Jeremy Tyler has been recalled to the Golden State Warriors after contributing to the Santa Cruz Warriors' 95-79 win against the Reno Bighorns yesterday, completing a road sweep to open the season. Ultimately, it could probably be said that Tyler's debut in a Santa Cruz Warriors uniform produced mixed results.
The great: Santa Cruz defense
The Santa Cruz Warriors had another strong defensive game, holding the Reno Bighorns to just 29.4% shooting from the field in the game and only 23.8% shooting in the fourth quarter (which was when they let up a bit in their first game against Reno.
Tyler was unquestionably a part of that and looking at Reno's fourth quarter shot chart helps to illustrate that.
There were stretches during these first two games in which Reno wasn't getting into the paint at all against the Warriors' strong team defense, but you'll see that Reno did in fact get into the paint quite a bit against the Warriors which is what helped them cut a 22-point lead in the third quarter to just a 6-point lead with 10 minutes left in the fourth.
Yet part of holding Reno to just 23.8% shooting in the fourth quarter was the Warriors recording five of their 11 blocks in that final period with Mickell Gladness swatting away three of them. And although Tyler didn't pick up any blocks in that quarter, his presence in the paint next to Gladness clearly made a difference throughout the game in forcing Reno players into contested looks in the paint.
The Good: Tyler's plus/minus & other highlights
- You never want to read too much into single-game plus/minus, but Tyler was a +10 in the fourth quarter and a +23 for the game. Even if he wasn't scoring, he drew attention from the defense in pick and roll situations and he made an impact defensively that we really can't just ignore.

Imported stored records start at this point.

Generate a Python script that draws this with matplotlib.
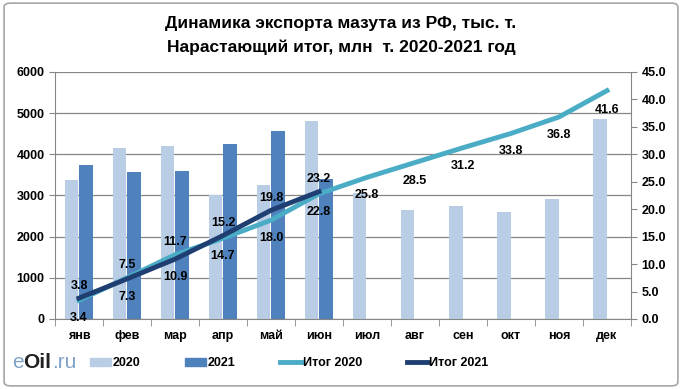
import matplotlib
matplotlib.use("Agg")
import matplotlib.pyplot as plt
import numpy as np
from matplotlib.patches import FancyBboxPatch
from matplotlib.lines import Line2D
from matplotlib.patches import Patch

plt.rcParams['font.family'] = ['Liberation Sans', 'DejaVu Sans']

months = ['янв', 'фев', 'мар', 'апр', 'май', 'июн', 'июл', 'авг', 'сен', 'окт', 'ноя', 'дек']
export_2020 = [3370, 4160, 4210, 3000, 3250, 4810, 3050, 2650, 2740, 2590, 2910, 4850]
export_2021 = [3750, 3560, 3590, 4250, 4570, 3390]
total_2020 = [3.4, 7.5, 11.7, 14.7, 18.0, 22.8, 25.8, 28.5, 31.2, 33.8, 36.8, 41.6]
total_2021 = [3.8, 7.3, 10.9, 15.2, 19.8, 23.2]

# label offsets in points (dx, dy)
off_2020 = [(0, -13), (0, 9), (0, 9), (0, -13), (0, -13), (0, -13),
            (0, -13), (0, -13), (0, -13), (0, -13), (0, -13), (0, -14)]
off_2021 = [(0, 9), (0, -13), (0, -13), (0, 9), (0, 9), (0, 9)]

c2020 = '#b9cde5'
c2021 = '#4f81bd'
cl2020 = '#4bacc6'
cl2021 = '#1f3f73'

fig = plt.figure(figsize=(6.82, 3.89), dpi=100)
fig.patches.append(FancyBboxPatch((0.006, 0.008), 0.988, 0.984,
                                  boxstyle='round,pad=0,rounding_size=0.01',
                                  transform=fig.transFigure, facecolor='white',
                                  edgecolor='#a6a6a6', linewidth=1.2, zorder=-10))

ax = fig.add_axes([0.0806, 0.18, 0.8446, 0.635])
ax2 = ax.twinx()

x = np.arange(len(months))
w = 0.28
ax.bar(x - 0.15, export_2020, width=w, color=c2020, zorder=2)
ax.bar(x[:len(export_2021)] + 0.15, export_2021, width=w, color=c2021, zorder=2)

ax.set_ylim(0, 6000)
ax.set_yticks(range(0, 6001, 1000))
ax.set_xlim(-0.5, 11.5)
ax.set_xticks(x)
ax.set_xticklabels(months)
ax.set_xticks(np.arange(-0.5, 12, 1), minor=True)
ax.tick_params(axis='x', which='major', length=0, pad=8)
ax.tick_params(axis='x', which='minor', length=5, color='#868686')
ax.tick_params(axis='y', length=4, color='#868686')
ax.grid(axis='y', color='#868686', linewidth=0.9, zorder=0)
ax.set_axisbelow(True)

ax2.set_ylim(0, 45)
ax2.set_yticks(np.arange(0, 45.1, 5))
ax2.set_yticklabels([f'{v:.1f}' for v in np.arange(0, 45.1, 5)])
ax2.tick_params(axis='y', length=4, color='#868686')

for a in (ax, ax2):
    for s in a.spines.values():
        s.set_visible(False)
    for lab in a.get_xticklabels() + a.get_yticklabels():
        lab.set_fontsize(9)
        lab.set_fontweight('bold')
ax.spines['left'].set_visible(True)
ax.spines['left'].set_color('#868686')
ax.spines['bottom'].set_visible(True)
ax.spines['bottom'].set_color('#868686')
ax2.spines['right'].set_visible(True)
ax2.spines['right'].set_color('#868686')

ax2.plot(x, total_2020, color=cl2020, linewidth=3.5, zorder=3)
ax2.plot(x[:len(total_2021)], total_2021, color=cl2021, linewidth=3.5, zorder=4)

for xi, v, (dx, dy) in zip(x, total_2020, off_2020):
    ax2.annotate(f'{v:.1f}', (xi, v), xytext=(dx, dy), textcoords='offset points',
                 ha='center', va='center', fontsize=9, fontweight='bold', zorder=5)
for xi, v, (dx, dy) in zip(x, total_2021, off_2021):
    ax2.annotate(f'{v:.1f}', (xi, v), xytext=(dx, dy), textcoords='offset points',
                 ha='center', va='center', fontsize=9, fontweight='bold', zorder=5)

fig.text(0.5, 0.94, 'Динамика экспорта мазута из РФ, тыс. т.', ha='center', va='center',
         fontsize=12.5, fontweight='bold')
fig.text(0.5, 0.878, 'Нарастающий итог, млн  т. 2020-2021 год', ha='center', va='center',
         fontsize=12.5, fontweight='bold')

handles = [Patch(color=c2020), Patch(color=c2021),
           Line2D([], [], color=cl2020, linewidth=3.5),
           Line2D([], [], color=cl2021, linewidth=3.5)]
fig.legend(handles, ['2020', '2021', 'Итог 2020', 'Итог 2021'], ncol=4, frameon=False,
           loc='center left', bbox_to_anchor=(0.115, 0.066),
           handlelength=1.7, handletextpad=0.1, columnspacing=3.6,
           prop={'weight': 'bold', 'size': 9})

# logo: pieces placed one after another
fig.canvas.draw()
renderer = fig.canvas.get_renderer()
pieces = [('e', '#7fa3c8', 'normal'), ('Oil', '#222222', 'bold'), ('.ru', '#7fa3c8', 'normal')]
px = 12
for txt, col, wt in pieces:
    t = fig.text(px / 682, 0.068, txt, color=col, fontsize=15, fontweight=wt,
                 va='center', ha='left')
    px += t.get_window_extent(renderer).width

fig.savefig('out.png', dpi=100)
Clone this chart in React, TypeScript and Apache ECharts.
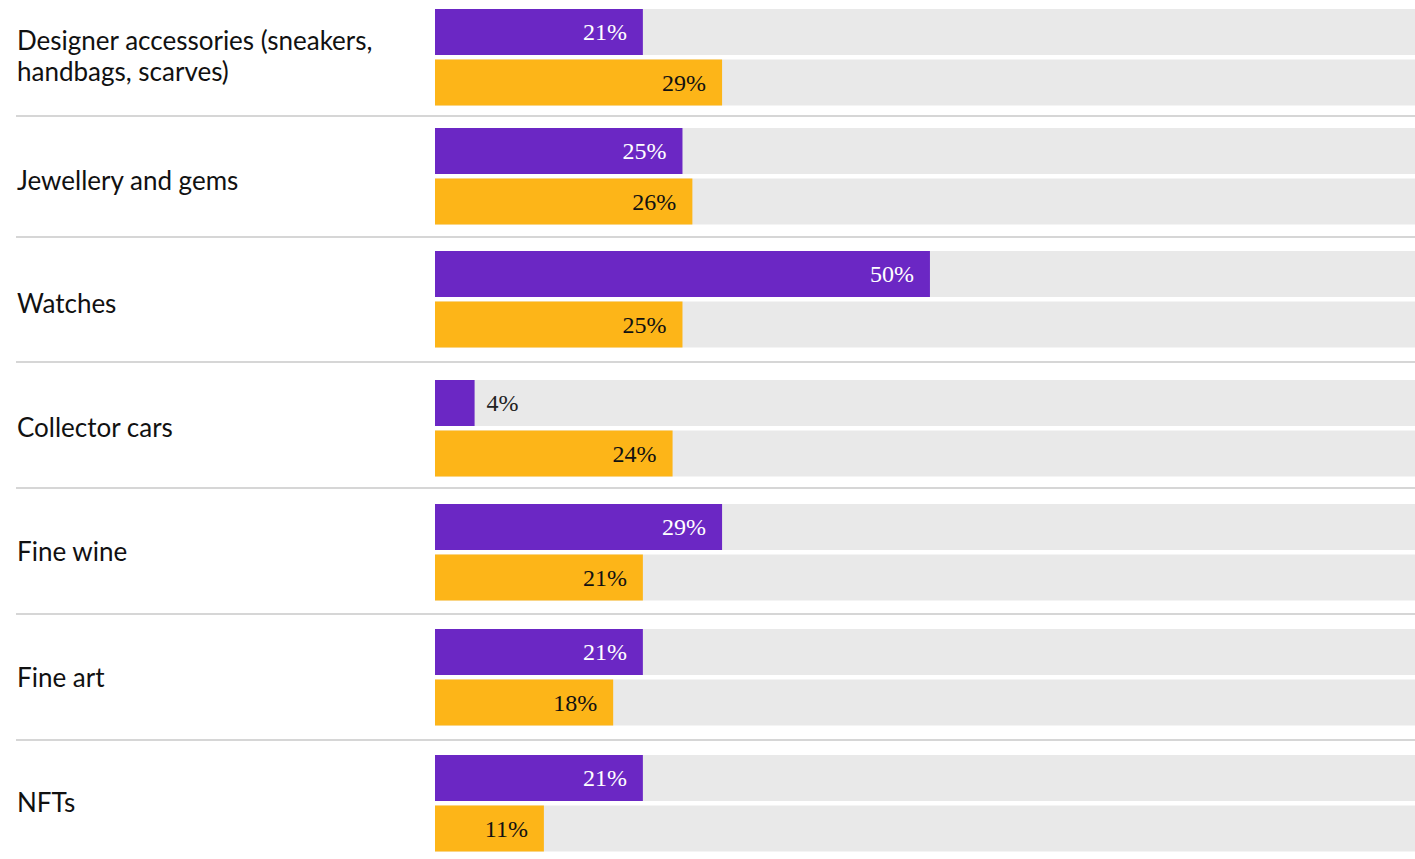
import React, { useEffect, useRef } from "react";
import * as echarts from "echarts";

const categories = [
  "Designer accessories (sneakers,\nhandbags, scarves)",
  "Jewellery and gems",
  "Watches",
  "Collector cars",
  "Fine wine",
  "Fine art",
  "NFTs",
];
const purpleValues = [21, 25, 50, 4, 29, 21, 21];
const yellowValues = [29, 26, 25, 24, 21, 18, 11];
const axisMax = 99;

// layout (pixel positions of each group's first bar top, label centres, and separators)
const groupTops = [9, 128, 251, 380, 504, 629, 755];
const labelCenters = [55, 180, 303, 427, 551, 677, 802];
const separatorYs = [116, 237, 362, 488, 614, 740];

const PURPLE = "#6b27c4";
const YELLOW = "#fdb518";
const GREY = "#e9e9e9";

export default function App() {
  const ref = useRef<HTMLDivElement>(null);
  useEffect(() => {
    if (!ref.current) return;
    const chart = echarts.init(ref.current, null, { renderer: "svg" });
    const barH = 46;
    const band = 50.5;
    const grids: any[] = [];
    const xAxes: any[] = [];
    const yAxes: any[] = [];
    const series: any[] = [];
    categories.forEach((cat, i) => {
      const top = groupTops[i] - (band - barH) / 2;
      grids.push({ left: 435, right: 0, top, height: band * 2 });
      xAxes.push({ gridIndex: i, type: "value", min: 0, max: axisMax, show: false });
      yAxes.push({
        gridIndex: i,
        type: "category",
        inverse: true,
        data: ["a", "b"],
        show: false,
      });
      const mk = (v: number, color: string, textColor: string) => {
        const small = v < 8;
        return {
          value: v,
          itemStyle: { color },
          label: small
            ? { position: "right", distance: 12, color: "#222" }
            : { position: "insideRight", distance: 16, color: textColor },
        };
      };
      series.push({
        type: "bar",
        xAxisIndex: i,
        yAxisIndex: i,
        barWidth: barH,
        showBackground: true,
        backgroundStyle: { color: GREY },
        data: [mk(purpleValues[i], PURPLE, "#ffffff"), mk(yellowValues[i], YELLOW, "#111111")],
        label: {
          show: true,
          formatter: "{c}%",
          fontFamily: "Liberation Serif",
          fontSize: 24,
        },
      });
    });
    const textGraphics = categories.map((cat, i) => ({
      type: "text",
      x: 17,
      y: labelCenters[i],
      style: {
        text: cat,
        fill: "#111",
        fontFamily: "Lato",
        fontSize: 26,
        lineHeight: 31,
        verticalAlign: "middle",
        align: "left",
      },
    }));
    const lines = separatorYs.map((y) => ({
      type: "line",
      shape: { x1: 16, y1: y, x2: 1415, y2: y },
      style: { stroke: "#d6d6d6", lineWidth: 2 },
    }));
    chart.setOption({
      animation: false,
      grid: grids,
      xAxis: xAxes,
      yAxis: yAxes,
      series,
      graphic: [...textGraphics, ...lines],
    });
    return () => chart.dispose();
  }, []);
  return (
    <div
      ref={ref}
      style={{ position: "absolute", left: 0, top: 0, width: 1415, height: 859, background: "#fff" }}
    />
  );
}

- Aside from Tyler, first round draft pick Travis Leslie stood out as impressive in his second game with Santa Cruz. His athleticism is what really set him apart, as the 6'4" guard had 9 rebounds and a beautiful block in the fourth quarter to go with his 17 points, which included 5-for-6 free throw shooting.
- Stefhon Hannah had 13 points on 13 shots through three quarters, but really stepped up in the fourth to help the Warriors pull away. Hannah got into a zone in the fourth with 12 points on 4-for-6 shooting including two threes. What was most impressive was the reigning Defensive Player of the Year's ability to create shots, even if the degree of difficulty on a couple of those shots was high. He's an exciting player to watch when he's on, as he was in the fourth, and the key will be to see if he can remain consistent. If there's a guy I'm sort of starting to root for independent of the numbers, he's it - it's hard to communicate through words on the screen, but even from our interview on media it's evident that this guy is pure heart.
- Gladness finished with a game-high 13 rebounds to go with his game-high of 5 blocks, which matched the total number of blocks by Reno.
The Bad: Tyler had as many fouls as points
Unfortunately, the rest of the numbers don't put Tyler's performance in a very favorable light.
Tyler finished with 5 points on 2-for-9 shooting to go with 5 fouls, 4 turnovers, and no offensive rebounds. Not exactly what we would consider a promising line for a player signed to a NBA contract on a D-League team.
In Tyler's defense, it's gotta be harder for big men to get going in a D-League setting.— Marcus Thompson (@gswscribe) December 3, 2012
The Ugly: Tyler got whistled for a technical foul after an exchange with Carl Landry's brother
With 8:17 left in the third quarter, an ongoing exchange between Tyler and Marcus Landry - Carl's brother - turned into a double technical.
At that point, the lead was at 21 points and really stayed in the 20-point range until Tyler left the game a few minutes later shortly after picking up his fourth foul. It was during that time that Tyler was out of the game - about an 8 minute span crossing the third and fourth quarters - that the Warriors lead went from 19 to 6, which is a testament to the value of Tyler's presence.
Whatever we want to say about how much a D-League performance matters for NBA potential, a technical foul was definitely not something you'd want to see from a young player whose maturity has been questioned since the moment he left high school early to play overseas. Unfortunately, the double tech was a low point of a night that featured a surprising amount of pleading with refs over fouls and talking to opponents.